Wyoming State Archaeologist Spencer Pelton, who became involved in the Powars II project in 2016 when he was a UW doctoral student, was the lead author of the paper, “In situ evidence for Paleoindian hematite quarrying at the Powars II site (48PL330), Wyoming,”, published on May 12.

According to the university, Frison — who died in September 2020 as the only UW faculty member ever elected to the prestigious National Academy of Sciences — is listed as a co-author of the new paper. Other contributors were George Zeimens, executive director of the Sunrise Historic and Prehistoric Preservation Society; Erin Kelley, a UW graduate and Office of the Wyoming State Archaeologist staff member; and UW Ph.D. students Sarah Allaun, Alexander Craib, Chase Mahan and Charles Koenig.
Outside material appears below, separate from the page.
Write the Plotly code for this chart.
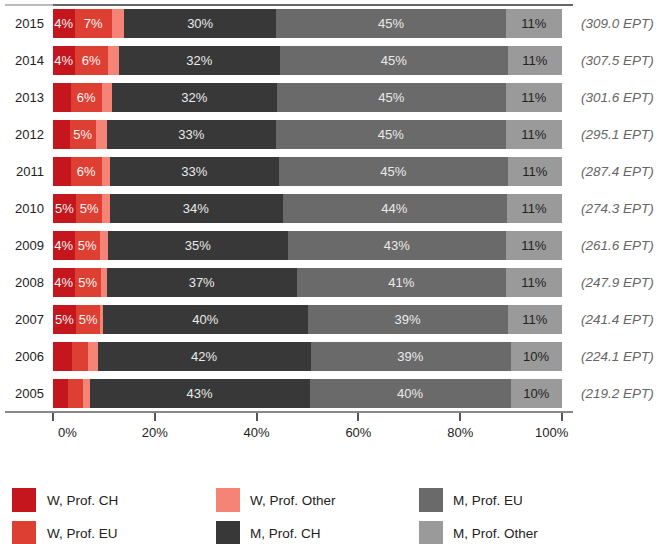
import plotly.graph_objects as go

years = ["2005", "2006", "2007", "2008", "2009", "2010", "2011", "2012", "2013", "2014", "2015"]
totals = [219.2, 224.1, 241.4, 247.9, 261.6, 274.3, 287.4, 295.1, 301.6, 307.5, 309.0]

series_names = ["W, Prof. CH", "W, Prof. EU", "W, Prof. Other",
                "M, Prof. CH", "M, Prof. EU", "M, Prof. Other"]

w_prof_ch    = [2.9, 3.7, 4.6, 4.3, 4.3, 4.6, 3.5, 3.3, 3.5, 4.3, 4.3]
w_prof_eu    = [2.9, 3.1, 4.7, 5.1, 4.9, 5.1, 6.1, 5.1, 6.1, 6.5, 7.3]
w_prof_other = [1.5, 2.0, 0.6, 1.2, 1.6, 1.4, 1.6, 2.2, 2.0, 2.2, 2.4]
m_prof_ch    = [43.1, 41.8, 40.1, 37.3, 35.4, 34.0, 33.2, 33.2, 32.4, 31.6, 29.9]
m_prof_eu    = [39.6, 39.3, 39.4, 41.1, 42.8, 44.0, 45.0, 45.2, 45.0, 44.8, 45.1]
m_prof_other = [10.0, 10.1, 10.6, 11.0, 11.0, 10.9, 10.6, 11.0, 11.0, 10.6, 11.0]

x_ticks = [0, 20, 40, 60, 80, 100]

series_values = [w_prof_ch, w_prof_eu, w_prof_other, m_prof_ch, m_prof_eu, m_prof_other]
colors = ["#c4161c", "#dd4033", "#f58476", "#383838", "#6a6a6a", "#9a9a9a"]
text_colors = ["#f5f5f5", "#f5f5f5", "#f5f5f5", "#eaeaea", "#eaeaea", "#222222"]

FONT = "Arial, Liberation Sans, sans-serif"

fig = go.Figure()
for name, vals, col, tcol in zip(series_names, series_values, colors, text_colors):
    labels = [f"{round(v)}%" if v >= 4.0 else "" for v in vals]
    fig.add_trace(go.Bar(
        y=years, x=vals, name=name, orientation="h",
        marker=dict(color=col, line=dict(width=0)),
        text=labels, textposition="inside", insidetextanchor="middle",
        textangle=0, constraintext="none",
        textfont=dict(color=tcol, size=13, family=FONT),
        hovertemplate="%{y}: %{x:.1f}%<extra>" + name + "</extra>",
        showlegend=False,
    ))

W, H = 666, 544
ML, MR, MT, MB = 53, 104, 5, 132
PW = W - ML - MR
PH = H - MT - MB


def px(xp):
    return (xp - ML) / PW


def py(yp):
    return (MT + PH - yp) / PH


shapes = [
    dict(type="line", xref="paper", yref="paper", x0=px(5), x1=px(53), y0=1, y1=1,
         line=dict(color="#bbbbbb", width=2)),
    dict(type="line", xref="paper", yref="paper", x0=px(53), x1=px(573), y0=1, y1=1,
         line=dict(color="#666666", width=2)),
    dict(type="line", xref="paper", yref="paper", x0=px(5), x1=px(573), y0=py(412), y1=py(412),
         line=dict(color="#888888", width=2)),
]

annotations = []
for i, (yr, tot) in enumerate(zip(years, totals)):
    annotations.append(dict(
        x=1, y=i, xref="paper", yref="y", xanchor="left", yanchor="middle",
        xshift=17, text=f"<i>({tot:.1f} EPT)</i>", showarrow=False,
        font=dict(size=13.5, color="#666666", family=FONT)))

# end tick labels (offset inward as in the reference)
annotations.append(dict(x=0, y=0, xref="paper", yref="paper", xanchor="center", yanchor="middle",
                        xshift=14, yshift=-20, text="0%", showarrow=False,
                        font=dict(size=13, color="#222222", family=FONT)))
annotations.append(dict(x=1, y=0, xref="paper", yref="paper", xanchor="center", yanchor="middle",
                        xshift=-10, yshift=-20, text="100%", showarrow=False,
                        font=dict(size=13, color="#222222", family=FONT)))

# custom legend (3 columns, column-major)
sw_x = [12, 216, 419]
tx_x = [45, 248, 451]
row_y = [488, 521]
for i, (name, col) in enumerate(zip(series_names, colors)):
    c, r = i // 2, i % 2
    shapes.append(dict(type="rect", xref="paper", yref="paper",
                       x0=px(sw_x[c]), x1=px(sw_x[c] + 24),
                       y0=py(row_y[r]), y1=py(row_y[r] + 24),
                       fillcolor=col, line=dict(width=0)))
    annotations.append(dict(x=px(tx_x[c]), y=py(row_y[r] + 12), xref="paper", yref="paper",
                            xanchor="left", yanchor="middle", text=name, showarrow=False,
                            font=dict(size=13.5, color="#222222", family=FONT)))

fig.update_layout(
    width=W, height=H, margin=dict(l=ML, r=MR, t=MT, b=MB, pad=0),
    barmode="stack", bargap=0.22,
    plot_bgcolor="white", paper_bgcolor="white",
    font=dict(family=FONT, size=13, color="#222222"),
    xaxis=dict(range=[0, 100], tickvals=x_ticks,
               ticktext=["" if v in (0, 100) else f"{v}%" for v in x_ticks],
               ticks="outside", ticklen=8, tickwidth=1.5, tickcolor="#555555",
               showline=False, showgrid=False, zeroline=False,
               tickfont=dict(size=13, color="#222222")),
    yaxis=dict(type="category", categoryorder="array", categoryarray=years,
               range=[-0.5, len(years) - 0.5], ticks="", showline=False,
               showgrid=False, zeroline=False, ticklabelstandoff=8,
               tickfont=dict(size=13, color="#222222")),
    shapes=shapes, annotations=annotations, showlegend=False,
)

fig.write_html("out.html", config={"displayModeBar": False},
               post_script="document.body.style.margin='0';document.body.style.overflow='hidden';")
Red ocher, also known as hematite, fulfilled a wide range of functions in Paleoindian societies, including as a pigment in rituals. It has been found at ancient graves, caches, campsites and kill sites in the Great Plains, the Rocky Mountains and beyond. The Powars II site is the only red ocher quarry identified in the North American archaeological record north of southern Mexico — and one of only five such quarries identified in all of the Americas, according to UW.

Among the artifacts previously discovered at the Powars II site are Clovis points — believed to be from the first inhabitants of North America — along with other projectile points, tools and shell beads.